Epic, humbling animal journeys are the greatest wildlife spectacle in the north east, says Phil Gates
Standing on the pier at Tynemouth one breezy afternoon, I could hear them before I could see them: honking contact calls of a V-shape skein of pink-footed geese, crossing the Tyne and probably on their way to Spitsbergen, Greenland or Iceland.
A passer-by on the pier saw me staring at the sky and looked up too. We watched until the flock had passed, then exchanged a smile and went our separate ways, although I suspect that we both shared the same sense of elation. It’s an emotion that our forebears, all the way back to the first colonisers of the north east after the glaciers retreated, must have experienced.

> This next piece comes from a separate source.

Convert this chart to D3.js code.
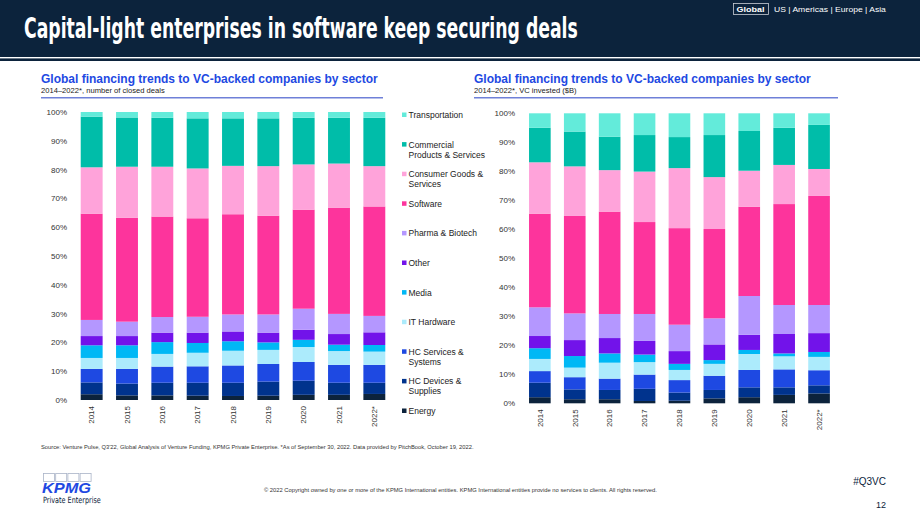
<!DOCTYPE html>
<html>

<head>
    <meta charset="UTF-8" />
    <title>VC sectors</title>
    <style>
        body {
            margin: 0;
            padding: 0;
            background-color: white;
            font-family: 'Liberation Sans', Arial, sans-serif;
        }

        .tick-label {
            font-size: 8px;
            fill: #333;
        }

        .legend-label {
            font-size: 8.5px;
            fill: #222;
        }
    </style>
</head>

<body>

    <div id="chart"></div>

    <script src="https://cdnjs.cloudflare.com/ajax/libs/d3/7.8.5/d3.min.js"></script>

    <script>
        // --- data (shares in %, bottom segment first) ---
        const years = ['2014', '2015', '2016', '2017', '2018', '2019', '2020', '2021', '2022*']
        const sectors = ['Energy', 'HC Devices & Supplies', 'HC Services & Systems', 'IT Hardware', 'Media',
            'Other', 'Pharma & Biotech', 'Software', 'Consumer Goods & Services',
            'Commercial Products & Services', 'Transportation']
        const sectorColors = ['#0c233c', '#00338d', '#1e49e2', '#acebfc', '#00b8f5',
            '#7213ea', '#b497ff', '#fd349c', '#ffa3da', '#00bda9', '#63ebda']

        // number of closed deals, one row per sector
        const dealShares = [
            [2.0, 1.6, 1.6, 1.5, 1.4, 1.5, 1.8, 1.8, 2.1],
            [4.1, 4.1, 4.4, 4.5, 4.6, 4.9, 4.9, 4.2, 3.9],
            [4.7, 5.1, 5.6, 5.7, 6.0, 6.1, 6.5, 6.2, 6.2],
            [3.8, 3.8, 4.4, 4.7, 5.1, 4.9, 5.2, 4.8, 4.6],
            [4.4, 4.4, 4.1, 3.4, 3.3, 2.6, 2.5, 2.2, 2.3],
            [3.2, 3.2, 3.3, 3.6, 3.4, 3.4, 3.5, 3.7, 4.4],
            [5.6, 5.0, 5.4, 5.5, 5.9, 6.3, 7.3, 7.0, 5.7],
            [36.9, 36.1, 34.9, 34.2, 34.8, 34.3, 34.4, 36.9, 38.0],
            [16.1, 17.7, 17.3, 17.3, 16.8, 17.2, 15.7, 15.3, 14.0],
            [17.6, 17.1, 17.0, 17.4, 16.5, 16.6, 16.2, 15.9, 16.8],
            [1.6, 1.9, 2.0, 2.2, 2.2, 2.2, 2.0, 2.0, 2.0]
        ]

        // VC invested ($B), one row per sector
        const investShares = [
            [2.1, 1.4, 1.4, 0.8, 0.9, 1.7, 2.1, 2.9, 3.4],
            [5.0, 3.4, 3.2, 4.2, 2.8, 2.9, 3.4, 2.6, 2.8],
            [4.0, 4.2, 3.9, 4.9, 4.3, 4.9, 6.0, 6.2, 5.2],
            [4.2, 3.3, 5.5, 4.3, 3.5, 4.1, 5.5, 4.5, 4.6],
            [3.7, 4.0, 3.2, 2.6, 2.1, 1.3, 1.4, 1.0, 1.7],
            [4.2, 5.5, 5.3, 4.7, 4.4, 5.4, 5.2, 6.7, 6.5],
            [9.9, 9.2, 8.3, 9.3, 9.1, 9.0, 13.4, 10.0, 9.7],
            [32.3, 33.6, 35.3, 31.7, 33.3, 30.8, 30.8, 34.8, 37.6],
            [17.7, 17.1, 14.3, 17.4, 20.7, 17.9, 12.4, 13.5, 9.3],
            [11.9, 12.0, 11.5, 12.6, 10.7, 14.5, 13.7, 12.8, 15.2],
            [5.0, 6.3, 8.1, 7.5, 8.2, 7.5, 6.1, 5.0, 4.0]
        ]

        const yTicks = [0, 10, 20, 30, 40, 50, 60, 70, 80, 90, 100]

        // legend goes top to bottom, so reversed stack order
        const legendItems = [
            ['Transportation'], ['Commercial', 'Products & Services'], ['Consumer Goods &', 'Services'],
            ['Software'], ['Pharma & Biotech'], ['Other'], ['Media'], ['IT Hardware'],
            ['HC Services &', 'Systems'], ['HC Devices &', 'Supplies'], ['Energy']
        ]

        const W = 920, H = 518
        const svg = d3.select('#chart').append('svg')
            .attr('width', W)
            .attr('height', H)
            .style('display', 'block')

        // squeeze a text horizontally to a given width (keeps glyph height)
        function fitWidth(sel, x, width) {
            const natural = sel.node().getComputedTextLength()
            const k = width / natural
            sel.attr('x', 0).attr('transform', `translate(${x},0) scale(${k},1)`)
        }

        // header band
        svg.append('rect').attr('x', 0).attr('y', 0).attr('width', W).attr('height', 57).attr('fill', '#0c233c')
        svg.append('rect').attr('x', 0).attr('y', 58.4).attr('width', W).attr('height', 2.6).attr('fill', '#0c233c')

        const title = svg.append('text')
            .attr('y', 38)
            .style('font-family', "'Liberation Sans Narrow', 'DejaVu Sans Condensed', Arial, sans-serif")
            .style('font-weight', 'bold').style('font-size', '29px')
            .attr('fill', 'white')
            .text('Capital-light enterprises in software keep securing deals')
        fitWidth(title, 24, 554)

        // region nav
        svg.append('rect').attr('x', 733.5).attr('y', 3.5).attr('width', 35).attr('height', 11)
            .attr('fill', 'none').attr('stroke', '#c9ced6').attr('stroke-width', 0.8)
        const navG = svg.append('text').attr('y', 12.3)
            .style('font-size', '8px').style('font-weight', 'bold').attr('fill', 'white').text('Global')
        fitWidth(navG, 736.5, 28)
        const navR = svg.append('text').attr('y', 12.3)
            .style('font-size', '8px').attr('fill', 'white').text('US | Americas | Europe | Asia')
        fitWidth(navR, 774, 112)

        function drawChart(opts) {
            const g = svg.append('g')

            g.append('text').attr('x', opts.left).attr('y', 82.5)
                .style('font-size', '12px').style('font-weight', 'bold').attr('fill', '#1e49e2')
                .text('Global financing trends to VC-backed companies by sector')
            g.append('text').attr('x', opts.left).attr('y', 92.5)
                .style('font-size', '7.6px').attr('fill', '#222')
                .text(opts.subtitle)
            g.append('line')
                .attr('x1', opts.left).attr('x2', opts.lineEnd)
                .attr('y1', 97.8).attr('y2', 97.8)
                .attr('stroke', '#6f80d8').attr('stroke-width', 1.4)

            const x = d3.scaleBand().domain(years).range(opts.xRange).paddingInner(0.38).paddingOuter(0.19)
            const y = d3.scaleLinear().domain([0, 100]).range(opts.yRange)

            const rows = years.map((yr, i) => {
                const r = { year: yr }
                sectors.forEach((s, k) => { r[s] = opts.values[k][i] })
                return r
            })
            const series = d3.stack().keys(sectors)(rows)

            g.selectAll('g.layer')
                .data(series)
                .join('g')
                .attr('class', 'layer')
                .attr('fill', (d, i) => sectorColors[i])
                .selectAll('rect')
                .data(d => d)
                .join('rect')
                .attr('x', d => x(d.data.year))
                .attr('width', x.bandwidth())
                .attr('y', d => y(d[1]))
                .attr('height', d => y(d[0]) - y(d[1]))

            // y axis, labels only
            const yAxis = g.append('g')
                .attr('transform', `translate(${opts.yLabelX},0)`)
                .call(d3.axisLeft(y).tickValues(yTicks).tickFormat(d => d + '%').tickSize(0).tickPadding(0))
            yAxis.select('.domain').remove()
            yAxis.selectAll('text').attr('class', 'tick-label').attr('fill', '#333')
                .style('font-family', "'Liberation Sans', Arial, sans-serif")

            // x axis, rotated year labels
            const xAxis = g.append('g')
                .attr('transform', `translate(0,${opts.yRange[0]})`)
                .call(d3.axisBottom(x).tickSize(0).tickPadding(0))
            xAxis.select('.domain').remove()
            xAxis.selectAll('text')
                .attr('class', 'tick-label').attr('fill', '#333')
                .style('font-family', "'Liberation Sans', Arial, sans-serif")
                .attr('text-anchor', 'end')
                .attr('dy', '0.35em')
                .attr('transform', 'translate(0,6) rotate(-90)')
                .attr('y', 0).attr('x', 0)
        }

        drawChart({
            left: 41, lineEnd: 383,
            subtitle: '2014–2022*, number of closed deals',
            xRange: [74, 392], yRange: [400, 112], yLabelX: 67,
            values: dealShares
        })

        drawChart({
            left: 474, lineEnd: 838,
            subtitle: '2014–2022*, VC invested ($B)',
            xRange: [522.4, 836.5], yRange: [403.3, 113.3], yLabelX: 515,
            values: investShares
        })

        // legend
        const legendY = d3.scalePoint().domain(legendItems.map(d => d[0])).range([115, 411])
        const legend = svg.append('g')
        legendItems.forEach((item, i) => {
            const yy = legendY(item[0])
            legend.append('rect')
                .attr('x', 402).attr('y', yy - 2.5).attr('width', 4.5).attr('height', 4.5)
                .attr('fill', sectorColors[sectors.length - 1 - i])
            item.forEach((line, j) => {
                legend.append('text')
                    .attr('class', 'legend-label')
                    .attr('x', 408.5).attr('y', yy + 3 + j * 10)
                    .text(line)
            })
        })

        // footer
        const source = svg.append('text').attr('y', 449)
            .style('font-size', '5.5px').attr('fill', '#333')
            .text('Source: Venture Pulse, Q3\'22, Global Analysis of Venture Funding, KPMG Private Enterprise. *As of September 30, 2022. Data provided by PitchBook, October 19, 2022.')
        fitWidth(source, 41, 434)

        const copyright = svg.append('text').attr('y', 492)
            .style('font-size', '5.3px').attr('fill', '#333')
            .text('© 2022 Copyright owned by one or more of the KPMG International entities. KPMG International entities provide no services to clients. All rights reserved.')
        fitWidth(copyright, 264, 393)

        // KPMG logo
        const logo = svg.append('g')
        d3.range(4).forEach(i => {
            logo.append('rect')
                .attr('x', 43.5 + i * 12.2).attr('y', 473.5).attr('width', 11).attr('height', 8)
                .attr('fill', 'none').attr('stroke', '#aab4c8').attr('stroke-width', 0.8)
        })
        const kpmg = logo.append('text').attr('y', 493)
            .style('font-size', '15px').style('font-weight', 'bold').style('font-style', 'italic')
            .attr('fill', '#1e49e2').text('KPMG')
        fitWidth(kpmg, 42, 49)
        const pe = logo.append('text').attr('y', 503.5)
            .style('font-family', "'Liberation Sans Narrow', 'DejaVu Sans Condensed', Arial, sans-serif")
            .style('font-size', '8.5px').attr('fill', '#0c233c').text('Private Enterprise')
        fitWidth(pe, 43, 58)

        svg.append('text').attr('x', 886).attr('y', 485).attr('text-anchor', 'end')
            .style('font-size', '10px').attr('fill', '#0c233c').text('#Q3VC')
        svg.append('text').attr('x', 886).attr('y', 508).attr('text-anchor', 'end')
            .style('font-size', '9px').attr('fill', '#0c233c').text('12')
    </script>
</body>

</html>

Before clocks, when the arc of the sun across the sky and the celestial orbits of the moon and the planets were the only measure of time, this spectacle would have been a portent of change, of the prospect of spring or, if the geese were returning, of the onset of winter. Annual wildlife migrations were reliable, fixed points in the calendar, marking the time to prepare for the turning of the seasons. Animal migrations are momentous, awe-inspiring natural events. Stand on the shores of Budle Bay in Northumberland on an October evening as wave after wave of geese glide in to land on their feeding grounds, after a 500-mile migration, and the shiver down your spine won’t just be due to the chill of evening.